Stored dataset items:
========================================

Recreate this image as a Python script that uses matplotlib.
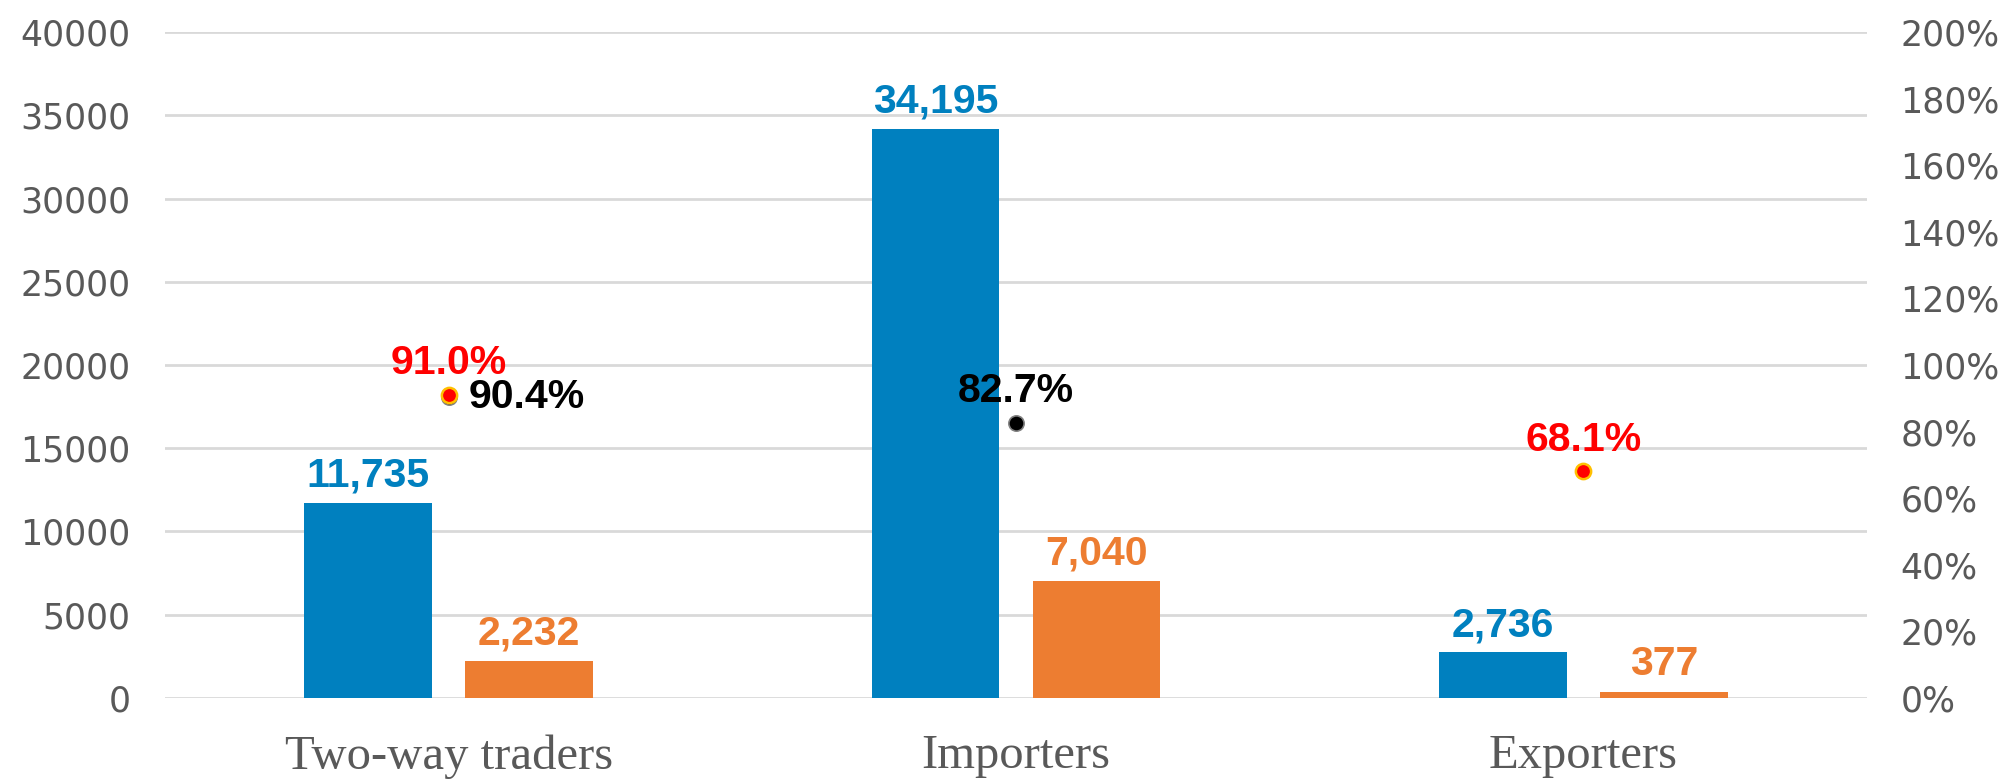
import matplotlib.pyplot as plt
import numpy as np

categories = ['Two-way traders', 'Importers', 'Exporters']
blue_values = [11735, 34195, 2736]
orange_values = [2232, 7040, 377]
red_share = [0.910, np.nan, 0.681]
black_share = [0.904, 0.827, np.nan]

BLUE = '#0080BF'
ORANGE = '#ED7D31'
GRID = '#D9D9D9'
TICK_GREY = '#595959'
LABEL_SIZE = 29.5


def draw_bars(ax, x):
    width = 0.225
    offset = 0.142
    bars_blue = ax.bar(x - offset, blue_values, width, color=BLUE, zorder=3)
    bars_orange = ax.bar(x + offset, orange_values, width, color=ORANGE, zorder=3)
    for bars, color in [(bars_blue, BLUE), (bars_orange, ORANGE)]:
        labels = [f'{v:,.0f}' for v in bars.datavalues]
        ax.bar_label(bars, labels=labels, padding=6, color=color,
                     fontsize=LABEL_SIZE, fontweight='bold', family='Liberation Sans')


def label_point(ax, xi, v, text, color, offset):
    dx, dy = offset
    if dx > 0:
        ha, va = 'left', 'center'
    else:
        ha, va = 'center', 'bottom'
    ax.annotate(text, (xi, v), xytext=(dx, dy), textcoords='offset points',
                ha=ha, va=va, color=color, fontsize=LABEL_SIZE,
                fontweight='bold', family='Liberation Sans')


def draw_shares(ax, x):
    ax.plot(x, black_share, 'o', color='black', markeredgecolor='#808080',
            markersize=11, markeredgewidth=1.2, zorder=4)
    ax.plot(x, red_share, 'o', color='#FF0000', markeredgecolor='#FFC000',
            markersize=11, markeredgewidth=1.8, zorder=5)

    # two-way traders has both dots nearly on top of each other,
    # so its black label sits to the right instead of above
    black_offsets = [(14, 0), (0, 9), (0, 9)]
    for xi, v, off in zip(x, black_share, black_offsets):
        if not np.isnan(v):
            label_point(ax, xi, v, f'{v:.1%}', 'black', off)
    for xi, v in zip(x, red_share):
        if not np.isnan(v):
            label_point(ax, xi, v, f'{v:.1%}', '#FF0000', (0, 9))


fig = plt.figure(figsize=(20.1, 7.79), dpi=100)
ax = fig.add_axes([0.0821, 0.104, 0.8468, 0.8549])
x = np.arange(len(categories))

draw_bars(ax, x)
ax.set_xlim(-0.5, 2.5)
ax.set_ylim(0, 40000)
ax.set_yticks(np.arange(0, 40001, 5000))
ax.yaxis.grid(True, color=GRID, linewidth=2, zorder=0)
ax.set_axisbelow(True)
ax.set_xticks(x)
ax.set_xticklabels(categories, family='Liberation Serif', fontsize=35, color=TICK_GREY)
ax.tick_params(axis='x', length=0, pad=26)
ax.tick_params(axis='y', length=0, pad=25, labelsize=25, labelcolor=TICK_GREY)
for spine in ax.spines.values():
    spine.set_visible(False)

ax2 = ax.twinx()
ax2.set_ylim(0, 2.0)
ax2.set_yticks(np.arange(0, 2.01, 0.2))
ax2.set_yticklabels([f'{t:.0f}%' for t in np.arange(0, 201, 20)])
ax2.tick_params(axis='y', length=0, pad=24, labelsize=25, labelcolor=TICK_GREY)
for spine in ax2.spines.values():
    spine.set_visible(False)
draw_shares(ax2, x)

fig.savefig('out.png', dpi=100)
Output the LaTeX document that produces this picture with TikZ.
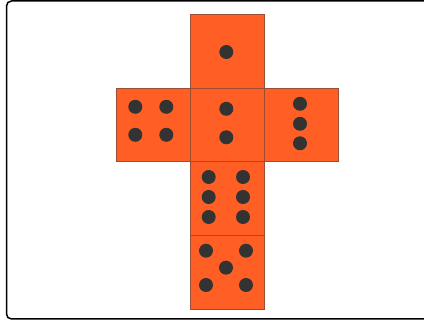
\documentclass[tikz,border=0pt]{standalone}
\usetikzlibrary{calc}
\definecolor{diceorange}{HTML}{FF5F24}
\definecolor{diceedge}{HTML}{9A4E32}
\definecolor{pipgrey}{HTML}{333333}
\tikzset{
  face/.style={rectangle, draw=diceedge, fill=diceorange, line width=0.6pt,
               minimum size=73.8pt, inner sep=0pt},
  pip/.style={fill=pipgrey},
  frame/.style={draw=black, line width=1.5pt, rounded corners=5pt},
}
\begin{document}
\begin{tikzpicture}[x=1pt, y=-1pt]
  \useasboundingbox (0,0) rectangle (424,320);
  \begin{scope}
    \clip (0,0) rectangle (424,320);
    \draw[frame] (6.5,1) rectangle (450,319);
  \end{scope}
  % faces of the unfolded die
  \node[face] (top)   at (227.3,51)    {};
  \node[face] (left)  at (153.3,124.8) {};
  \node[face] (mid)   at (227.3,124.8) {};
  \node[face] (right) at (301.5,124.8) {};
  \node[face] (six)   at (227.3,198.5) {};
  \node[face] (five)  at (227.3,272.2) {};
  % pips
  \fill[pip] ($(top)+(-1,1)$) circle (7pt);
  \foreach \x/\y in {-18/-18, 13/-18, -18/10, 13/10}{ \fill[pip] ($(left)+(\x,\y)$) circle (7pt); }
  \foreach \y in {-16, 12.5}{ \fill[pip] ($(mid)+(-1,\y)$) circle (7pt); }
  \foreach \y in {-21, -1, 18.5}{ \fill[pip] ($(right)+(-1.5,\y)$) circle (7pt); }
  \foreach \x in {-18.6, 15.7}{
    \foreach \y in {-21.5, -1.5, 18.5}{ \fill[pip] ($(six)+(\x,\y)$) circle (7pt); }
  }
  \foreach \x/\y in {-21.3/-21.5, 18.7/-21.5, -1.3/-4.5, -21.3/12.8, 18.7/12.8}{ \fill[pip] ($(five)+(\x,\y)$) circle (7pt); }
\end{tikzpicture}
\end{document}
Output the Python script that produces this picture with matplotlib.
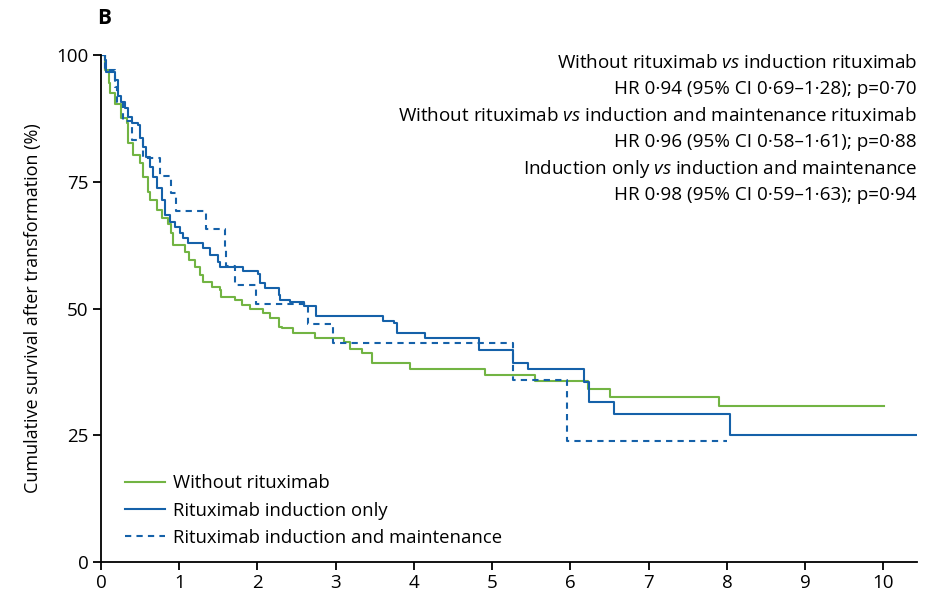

========================================

Output exactly the span of lines from the top of the listing through the line holding "fontsize=LABEL_SIZE, fontweight='bold', family='Liberation", and leave every picture out.

§ **Answer to the exercise**
Recreate this image as a Python script that uses matplotlib.
import matplotlib.pyplot as plt
import numpy as np

categories = ['Two-way traders', 'Importers', 'Exporters']
blue_values = [11735, 34195, 2736]
orange_values = [2232, 7040, 377]
red_share = [0.910, np.nan, 0.681]
black_share = [0.904, 0.827, np.nan]

BLUE = '#0080BF'
ORANGE = '#ED7D31'
GRID = '#D9D9D9'
TICK_GREY = '#595959'
LABEL_SIZE = 29.5


def draw_bars(ax, x):
    width = 0.225
    offset = 0.142
    bars_blue = ax.bar(x - offset, blue_values, width, color=BLUE, zorder=3)
    bars_orange = ax.bar(x + offset, orange_values, width, color=ORANGE, zorder=3)
    for bars, color in [(bars_blue, BLUE), (bars_orange, ORANGE)]:
        labels = [f'{v:,.0f}' for v in bars.datavalues]
        ax.bar_label(bars, labels=labels, padding=6, color=color,
                     fontsize=LABEL_SIZE, fontweight='bold', family='Liberation Sans')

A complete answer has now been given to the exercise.